We've already learned about the Kepler Space telescope and how it searches for planets. The basic idea, just to refresh your memory, is to watch a star for a long period of time and see if it changes in brightness periodically. If it does, then the dimming of the star might be due to a planet crossing in front of, or transiting, the star and blocking some of its light! When astronomers do this sort of thing they construct what's called a "light curve". A light curve is just a graph with star brightness on the vertical axis and time on the horizontal axis. Each time you measure the star's brightness you put a dot on the graph corresponding to the time you took the measurement and how bright the star is. A real example of some light curves constructed from Kepler data are shown below.


 The star appears to be at normal brightness, or 1 on the graph, most of the time. But once in a while we see a tiny drop in brightness (less than 0.1%). This drop in brightness occurs once every few days and lasts for a few hours. Not only can light curves reveal the existence of a planet, but they can also tell us the size of the planet, how far away it is from its host star, and where it sits in orbit! As you can see from the cartoon in the image, smaller planets block out less light, so we see a smaller dip in the light curve. Also, planets that cross in front of the star near the top or bottom rather than the middle have a thinner dip in the light curve. If we know how big the star is (and often we do) and we know the time between light curve dips, we can calculate the period of the planet (i.e. how long it takes for the planet to revolve around the host star one time) and from that get the distance between the star and the planet.

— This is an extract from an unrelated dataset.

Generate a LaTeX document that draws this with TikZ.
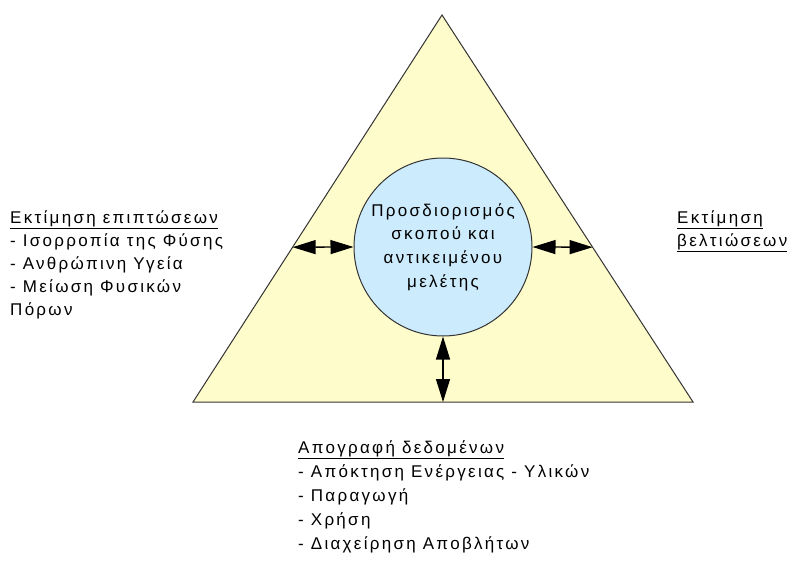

The coolest thing about light curves and planet hunting is that you don't need a big, fancy  and expensive telescope to do it. The very first discovery of an exoplanet was made using a digital camera and a 4inch wide backyard telescope! With just basic equipment and some astronomy knowledge you can make light curves and hunt for planets right in your own backyard.

Image Credit: NASA/Kepler

Tuesday, May 31, 2011

Direct Imaging of Exoplanets

It's not easy to take pictures of exoplanets for two reasons:
1) They are small and far away
2)They are very dim compared to the star they revolve around

Imagine you're standing in the end zone of a football field at night. Taking a picture of an exoplanet would be like trying to take a picture of a small moth fluttering in front of a stadium light at the other end of the field. The stadium lights are way too bright, and the moth is too small and far away to make out any details. The most common method used to "image" exoplanets is to look at light curves, which I will discuss on Thursday's post, but astronomers have actually discovered a way to take pictures of some exoplanet systems. To do this they use an instrument called a Vortex Coronagraph. This device was actually experimentally discovered by Grover Swartzlander, a physics/imaging science professor at the Rochester Institute of Technology! Simply put, the device "blocks" all the light from a star, allowing any planets around the star to appear very bright. It's a bit more complicated than it sounds, as the device doesn't really block the light, it uses mathematical tricks to polarize the light and cause the light waves to cancel each other out. 

The picture above is of the exoplanet system around star HR8799 taken using a Vortex Coronagraph on the Hale 1.5m telescope. The star is where the green X is, and as you can see, it's light has been canceled out so that we can see three planets. Only a few exoplanets have been imaged this way, but as more discoveries are made and technology advances, we hope to directly image as many systems as possible.